TASK = Drop the pictures and give back word for word the lines from the line holding "Clone this chart in Bokeh." to the line holding "from bokeh.resources import INLINE", both included.

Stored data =
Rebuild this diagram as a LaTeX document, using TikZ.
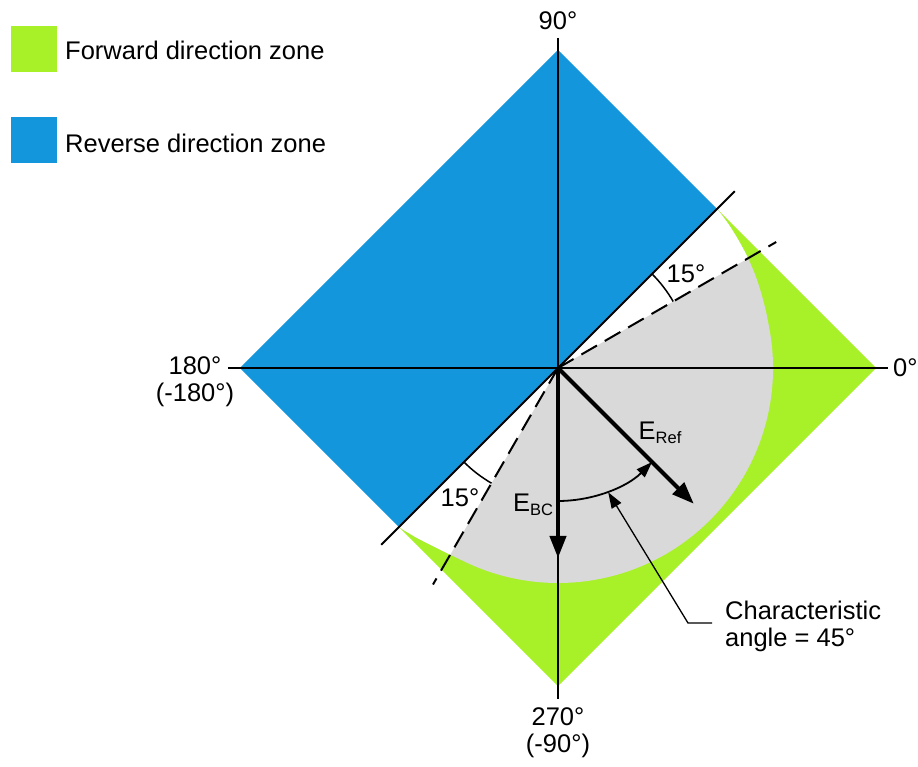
\documentclass[tikz,border=0pt]{standalone}
\usepackage{fontspec}
\setmainfont{Liberation Sans}
\usetikzlibrary{arrows.meta}
\definecolor{fwdgreen}{RGB}{168,240,40}
\definecolor{revblue}{RGB}{20,150,220}
\definecolor{zonegray}{RGB}{217,217,217}
\begin{document}
\begin{tikzpicture}[x=1pt,y=1pt,
  lbl/.style={font=\fontsize{25.5}{27}\selectfont, inner sep=0pt},
  axisline/.style={line width=2pt, black},
  dashline/.style={line width=2pt, dash pattern=on 18pt off 9pt},
  thickarrow/.style={line width=4pt, -{Triangle[length=22pt,width=16pt]}},
  anglearc/.style={line width=1.5pt},
  chararc/.style={line width=1.8pt, -{Triangle[length=16pt,width=11pt]}},
  callout/.style={line width=1.3pt, -{Triangle[length=16pt,width=11pt]}},
  legendbox/.style={minimum size=46pt, inner sep=0pt}]
\useasboundingbox (-558,-399) rectangle (360,368);

% zones
\fill[fwdgreen] (159,159) -- (318,0) -- (0,-318) -- (-159,-159) -- cycle;
\fill[zonegray] (0,0) -- plot[smooth] coordinates {(45:225pt) (40:223pt) (35:221pt) (30:219.5pt) (25:218pt) (20:216.5pt) (15:215.5pt) (10:215pt)}
  arc[start angle=10,end angle=-115,radius=215pt]
  -- plot[smooth] coordinates {(-115:215pt) (-120:215.5pt) (-125:217.5pt) (-130:221pt) (-135:225pt)} -- cycle;
\begin{scope}
  \clip (0,0) -- plot[smooth] coordinates {(45:225pt) (40:223pt) (35:221pt) (30:219.5pt) (25:218pt) (20:216.5pt) (15:215.5pt) (10:215pt)}
    arc[start angle=10,end angle=-115,radius=215pt]
    -- plot[smooth] coordinates {(-115:215pt) (-120:215.5pt) (-125:217.5pt) (-130:221pt) (-135:225pt)} -- cycle;
  \fill[white] (0,0) -- (30:300pt) -- (45:300pt) -- cycle;
  \fill[white] (0,0) -- (225:300pt) -- (240:300pt) -- cycle;
\end{scope}
\fill[revblue] (0,318) -- (-318,0) -- (-159,-159) -- (159,159) -- cycle;

% coordinates
\coordinate (O) at (0,0);
\coordinate (top) at (0,330);
\coordinate (bot) at (0,-331);
\coordinate (lft) at (-330,0);
\coordinate (rgt) at (330,0);
\coordinate (d1) at (225:250pt);
\coordinate (d2) at (45:250pt);
\coordinate (u30) at (30:252pt);
\coordinate (l240) at (240:250pt);
\coordinate (ref) at (-45:192pt);
\coordinate (bc) at (0,-190);
\coordinate (a1) at (-90:133pt);
\coordinate (q1) at (30:133pt);
\coordinate (q2) at (225:133pt);
\coordinate (tip) at (-68:134pt);
\coordinate (c1) at (130,-255);

% axes and lines
\draw[axisline] (lft) -- (rgt);
\draw[axisline] (top) -- (bot);
\draw[axisline] (d1) -- (d2);
\draw[dashline] (O) -- (u30);
\draw[dashline] (O) -- (l240);

% arrows
\draw[thickarrow] (O) -- (ref);
\draw[thickarrow] (O) -- (bc);
\draw[chararc] (a1) arc[start angle=-90,end angle=-45,radius=133pt];
\draw[anglearc] (q1) arc[start angle=30,end angle=45,radius=133pt];
\draw[anglearc] (q2) arc[start angle=225,end angle=240,radius=133pt];

% labels
\node[lbl] (l15a) at (128,94) {15°};
\node[lbl] (l15b) at (-98,-130) {15°};
\node[lbl] (eref) at (102,-65) {E\raisebox{-0.3ex}{\fontsize{16.5}{16.5}\selectfont Ref}};
\node[lbl] (ebc) at (-25,-137) {E\raisebox{-0.3ex}{\fontsize{16.5}{16.5}\selectfont BC}};
\node[lbl, anchor=west, align=left] (char) at (167,-258) {Characteristic\\angle = 45°};
\draw[callout] ([xshift=-13pt,yshift=3pt]char.west) -- (c1) -- (tip);

\node[lbl] (n90) at (0,347) {90°};
\node[lbl, anchor=west] (n0) at (335,0) {0°};
\node[lbl, align=center] (n180) at (-363,-14) {180°\\(-180°)};
\node[lbl, align=center] (n270) at (0,-365) {270°\\(-90°)};

% legend
\node[legendbox, fill=fwdgreen] (gsq) at (-524,319) {};
\node[legendbox, fill=revblue] (bsq) at (-524,228) {};
\node[lbl, anchor=west] (gtxt) at (-493,318) {Forward direction zone};
\node[lbl, anchor=west] (btxt) at (-493,225) {Reverse direction zone};
\end{tikzpicture}
\end{document}
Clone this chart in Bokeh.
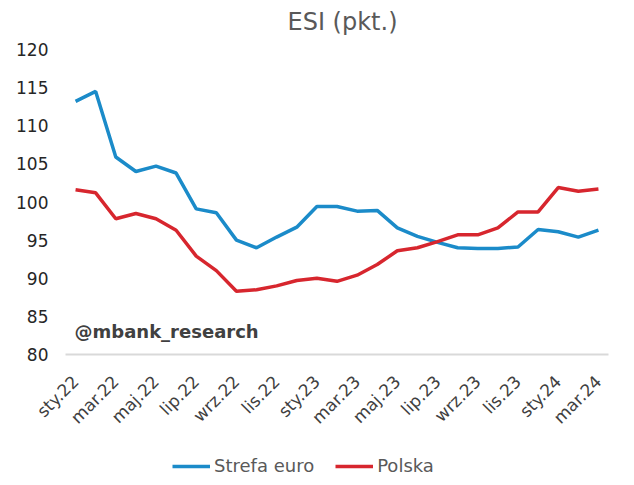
import math
from bokeh.plotting import figure
from bokeh.layouts import column
from bokeh.models import Label, Legend, LegendItem, FixedTicker, ColumnDataSource
from bokeh.embed import file_html
from bokeh.resources import INLINE

months = ["sty.22", "lut.22", "mar.22", "kwi.22", "maj.22", "cze.22", "lip.22", "sie.22", "wrz.22", "paź.22", "lis.22", "gru.22",
          "sty.23", "lut.23", "mar.23", "kwi.23", "maj.23", "cze.23", "lip.23", "sie.23", "wrz.23", "paź.23", "lis.23", "gru.23",
          "sty.24", "lut.24", "mar.24"]
strefa_euro = [113.2, 114.5, 105.9, 104.0, 104.7, 103.8, 99.1, 98.6, 95.0, 94.0, 95.4, 96.7,
               99.4, 99.4, 98.8, 98.9, 96.6, 95.5, 94.7, 94.0, 93.9, 93.9, 94.1, 96.4,
               96.1, 95.4, 96.3]
polska = [101.6, 101.2, 97.8, 98.5, 97.8, 96.3, 92.9, 91.0, 88.3, 88.5, 89.0, 89.7,
          90.0, 89.6, 90.4, 91.8, 93.6, 94.0, 94.8, 95.7, 95.7, 96.6, 98.7, 98.7,
          101.9, 101.4, 101.7]
y_ticks = [80, 85, 90, 95, 100, 105, 110, 115, 120]
title_text = "ESI (pkt.)"
watermark = "@mbank_research"
series_names = ["Strefa euro", "Polska"]
colors = ["#1b8bc9", "#d7262e"]

FONT = "DejaVu Sans"
x = list(range(len(months)))
src = ColumnDataSource(dict(x=x, euro=strefa_euro, pl=polska))

# title strip
pt = figure(frame_width=618, frame_height=40, output_backend="svg", toolbar_location=None,
            x_range=(0, 618), y_range=(0, 40), x_axis_type=None, y_axis_type=None,
            min_border=0)
pt.outline_line_color = None
pt.xgrid.grid_line_color = None
pt.ygrid.grid_line_color = None
pt.add_layout(Label(x=222, y=19, text=title_text, text_align="left", text_baseline="middle",
                    text_font=FONT, text_font_size="24px", text_color="#595959"))

# main chart
p = figure(frame_width=543, frame_height=305, output_backend="svg", toolbar_location=None,
           x_range=(-0.5, len(months) - 0.5), y_range=(80, 120),
           min_border_left=65, min_border_right=10, min_border_top=9, min_border_bottom=94)
p.title = None
p.outline_line_color = None
p.background_fill_color = "white"
p.border_fill_color = "white"
p.xgrid.grid_line_color = None
p.ygrid.grid_line_color = None

p.line("x", "euro", source=src, line_color=colors[0], line_width=3.5)
p.line("x", "pl", source=src, line_color=colors[1], line_width=3.5)

# x axis
p.xaxis.ticker = FixedTicker(ticks=x[::2])
p.xaxis.major_label_overrides = {i: months[i] for i in x}
p.xaxis.major_label_orientation = math.pi / 4
p.xaxis.axis_line_color = "#d9d9d9"
p.xaxis.axis_line_width = 2
p.xaxis.major_tick_line_color = None
p.xaxis.minor_tick_line_color = None
p.xaxis.major_tick_out = 0
p.xaxis.major_tick_in = 0
p.xaxis.major_label_standoff = 24
p.xaxis.major_label_text_font = FONT
p.xaxis.major_label_text_font_size = "17px"
p.xaxis.major_label_text_color = "#404040"

# y axis
p.yaxis.ticker = FixedTicker(ticks=y_ticks)
p.yaxis.axis_line_color = None
p.yaxis.major_tick_line_color = None
p.yaxis.minor_tick_line_color = None
p.yaxis.major_tick_out = 0
p.yaxis.major_tick_in = 0
p.yaxis.major_label_standoff = 17
p.yaxis.major_label_text_font = FONT
p.yaxis.major_label_text_font_size = "17px"
p.yaxis.major_label_text_color = "#262626"

# watermark
p.add_layout(Label(x=-0.05, y=83.0, text=watermark, text_align="left", text_baseline="middle",
                   text_font=FONT, text_font_size="18px", text_font_style="bold",
                   text_color="#404040"))

# legend strip (series drawn off-view so only the legend shows)
pl = figure(frame_width=618, frame_height=36, output_backend="svg", toolbar_location=None,
            x_range=(1000, 1001), y_range=(0, 1), x_axis_type=None, y_axis_type=None,
            min_border=0)
pl.outline_line_color = None
pl.xgrid.grid_line_color = None
pl.ygrid.grid_line_color = None
lr1 = pl.line("x", "euro", source=src, line_color=colors[0], line_width=3.5)
lr2 = pl.line("x", "pl", source=src, line_color=colors[1], line_width=3.5)
legend = Legend(items=[LegendItem(label=series_names[0], renderers=[lr1]),
                       LegendItem(label=series_names[1], renderers=[lr2])],
                orientation="horizontal", location=(172, 8),
                border_line_color=None, background_fill_alpha=0,
                padding=0, margin=0, spacing=21, glyph_width=38, glyph_height=20,
                label_standoff=4, label_text_font=FONT, label_text_font_size="18px",
                label_text_color="#595959")
pl.add_layout(legend)

layout = column(pt, p, pl, spacing=0)
open("out.html", "w").write(file_html(layout, INLINE))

EXERCISE RESPONSE =
Clone this chart in Bokeh.
import math
from bokeh.plotting import figure
from bokeh.layouts import column
from bokeh.models import Label, Legend, LegendItem, FixedTicker, ColumnDataSource
from bokeh.embed import file_html
from bokeh.resources import INLINE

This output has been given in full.